This is Writing Tip Wednesday so as promised, we’re going to talk about best beginnings. The writer’s first task is to hook the reader. Starting with a murder is always good, but it’s not the only way. The key is to arouse the reader’s curiosity so they will want to turn the page to see what happens next. So I thought I’d give a few dos and don’ts for writing Best Beginnings for your book. Let’s start with the don’ts:

DON’T start with the main character sitting and pondering life. Today’s readers want action! And they want it from the first page.

DON’T start with description. There’s a place for description, but it won’t do much to hook the reader. Save the description for later.
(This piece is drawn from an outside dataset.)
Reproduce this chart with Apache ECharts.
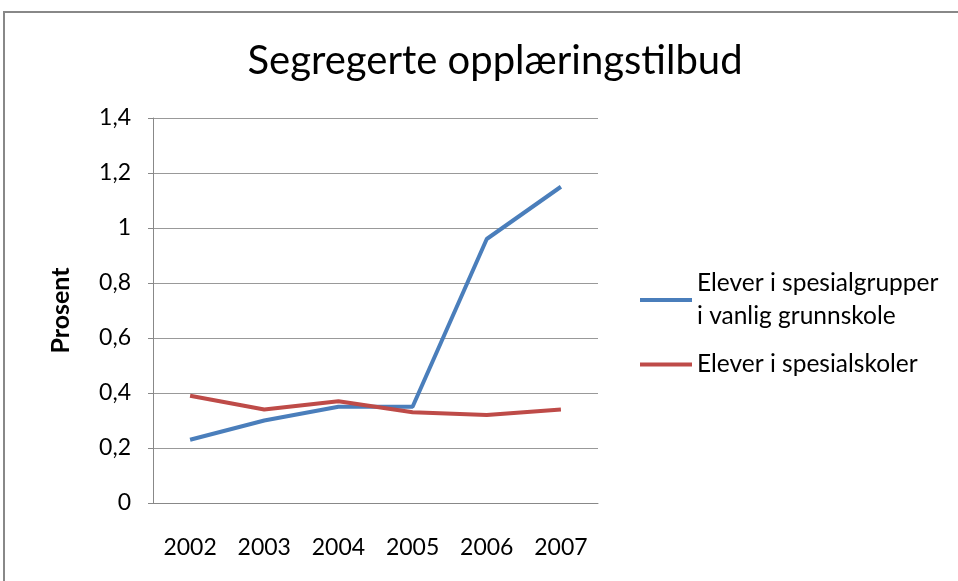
<!DOCTYPE html>
<html>
<head>
<meta charset="utf-8">
<script src="https://cdn.jsdelivr.net/npm/echarts@6/dist/echarts.min.js"></script>
<style>
  html, body { margin: 0; padding: 0; background: #fff; }
  #main { width: 958px; height: 581px; }
</style>
</head>
<body>
<div id="main"></div>
<script>
var years = ['2002', '2003', '2004', '2005', '2006', '2007'];
var spesialgrupper = [0.23, 0.30, 0.35, 0.35, 0.96, 1.15];
var spesialskoler = [0.39, 0.34, 0.37, 0.33, 0.32, 0.34];
var nameGrupper = 'Elever i spesialgrupper\ni vanlig grunnskole';
var nameSkoler = 'Elever i spesialskoler';

var chartDom = document.getElementById('main');
var myChart = echarts.init(chartDom);
var font = 'Lato, "Open Sans", sans-serif';

var option = {
  backgroundColor: '#fff',
  textStyle: { fontFamily: font },
  graphic: [
    {
      type: 'rect',
      shape: { x: 4, y: 12, width: 1000, height: 1000 },
      style: { fill: 'none', stroke: '#888', lineWidth: 2 }
    }
  ],
  title: {
    text: 'Segregerte opplæringstilbud',
    left: 490,
    textAlign: 'center',
    top: 36,
    textStyle: { fontFamily: font, fontSize: 40, fontWeight: 'normal', color: '#000' }
  },
  legend: {
    orient: 'vertical',
    left: 635,
    top: 262,
    itemWidth: 52,
    itemHeight: 4,
    itemGap: 15,
    icon: 'rect',
    data: [nameGrupper, nameSkoler],
    textStyle: { fontFamily: font, fontSize: 24.5, color: '#000', lineHeight: 33 }
  },
  grid: { left: 153, right: 360, top: 118, bottom: 78 },
  xAxis: {
    type: 'category',
    data: years,
    boundaryGap: true,
    axisLine: { lineStyle: { color: '#888' } },
    axisTick: { show: false },
    axisLabel: { color: '#000', fontSize: 23, margin: 33, fontFamily: font }
  },
  yAxis: {
    type: 'value',
    min: 0,
    max: 1.4,
    interval: 0.2,
    name: 'Prosent',
    nameLocation: 'middle',
    nameGap: 80,
    nameTextStyle: { fontSize: 25, fontWeight: 'bold', color: '#000', fontFamily: font },
    axisLine: { show: true, lineStyle: { color: '#888' } },
    axisTick: { show: true, length: 5, lineStyle: { color: '#888' } },
    splitLine: { lineStyle: { color: '#999' } },
    axisLabel: {
      color: '#000',
      fontSize: 23,
      margin: 22,
      fontFamily: font,
      formatter: function (v) { return String(Math.round(v * 10) / 10).replace('.', ','); }
    }
  },
  series: [
    {
      name: nameGrupper,
      type: 'line',
      data: spesialgrupper,
      showSymbol: false,
      color: '#4a7ebb',
      lineStyle: { width: 4 }
    },
    {
      name: nameSkoler,
      type: 'line',
      data: spesialskoler,
      showSymbol: false,
      color: '#be4b48',
      lineStyle: { width: 4 }
    }
  ]
};

option && myChart.setOption(option);
</script>
</body>
</html>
DON’T start with a sunset–no matter how beautifully you can write about it. Or any other type of weather either! Unless you’ve placed your character in the middle of a blizzard or a hurricane and the reader sees the character fighting to stay alive.

DON’T start with back story or genealogy. Save it until after the reader cares about the character then scatter it in a sentence or two at a time–not a whole chapter at once.

DON’T start with a dream–no matter how exciting it is! Agents/editors list this as one of their biggest pet peeves. So don’t make them mad on the very first page. You want to hook them into the story so they keep reading.

On to the DOs:

DO start with action! More action and even more action!  Today’s mystery/suspense readers don’t have time or patience for characters sitting around pondering life.  They want action! Here’s a little secret–the beginning action doesn’t have to be directly related to the main plot.

DO surprise or shock your reader. You want a hook to draw your reader into the story. A big surprise or shock will do just that. It could be something your character says or does. I’m partial to having the main character say something shocking.

DO introduce conflict as soon as possible–even a little bit of one. Something to get the reader’s blood pumping.

DO have more than one character in the scene. As the saying goes–the more the merrier. And that’s true with writing. By having at least two characters in the beginning scene, you have more flexibility with creating action and conflict.

DO place the reader firmly into your story world. Help the reader to visualize what’s going on–but doing it sneakily. That means you do need some description but  keep it to a minimum.

In my upcoming release, REDEMPTION, the book begins with a conversation between  twin sisters. It starts like this:

You’re retired from the spy business. Remember?‛ Patti stood with hands on her hips, demanding an answer.
“I was never a spy and…”  Jamie paused. Nothing she said would satisfy Patti. “I don’t want to discuss it.”

It’s not every day you hear someone say they are retired from the spy business. I think that’s enough to make the reader want to read a little more to find out if she was or wasn’t a spy.

So got any questions about BEST BEGINNINGS or do you want to share the first 2 or 3 lines from one of the stories you’ve written? Go for it.